U.S. cattle ranchers are also optimistic about the deal with Japan — the largest foreign market for U.S. beef — and they are counting on it to put them back on a level playing field with other exporters from countries like Australia.

“Even though Japan is our biggest export market, we still face a 38.5% tariff, and unfortunately our competitors have a leg up on us,” says Kent Bacus, director of international trade and market access for the National Cattlemen’s Beef Association. “Australia, New Zealand, Canada and Mexico — their tariff is only 26.6% and it’s phasing down to 9%. So, if we don’t do anything soon, we’re going to see that gap grow.”

One sector that’s sure it will not get what Japan promised it in TPP is rice.

California’s rice farmers were promised a 50,000-ton duty-free quota for U.S. rice that would rise to 70,000 tons in 13 years under TPP, but that has been left out of the new trade agreement, at least for now, according to the USA Rice Federation.

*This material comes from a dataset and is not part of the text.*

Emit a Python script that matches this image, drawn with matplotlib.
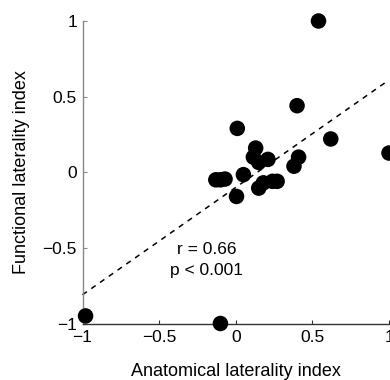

The only rice Japan buys from the U.S. is the medium grain variety from California.

Charley Matthews

Charley Matthews, USA Rice

"While we are certainly disappointed to hear that rice wasn't included in last week's discussions, we remain committed to working with the U.S. government to realize improved rice trade," said Charley Mathews, chair of USA Rice. "At this point, we're faced with a 700 percent tariff on U.S. rice going into Japan, which translates to a lack of consumer access."

There is still some hope, though. The Japan FTA is being done in phases, and this one is merely the first, concentrating on ag, e-commerce and industrial tariffs. Still, further phases may be a long way off.

“This is supposed to be done in phases,” one industry source said. “This is phase one, but who knows when phase two will come.”

But the first phase isn’t even done yet, and the U.S. ag sector won’t likely rest until it is.

“This is very exciting news, but it doesn’t mean the deal is done,” Bacus said.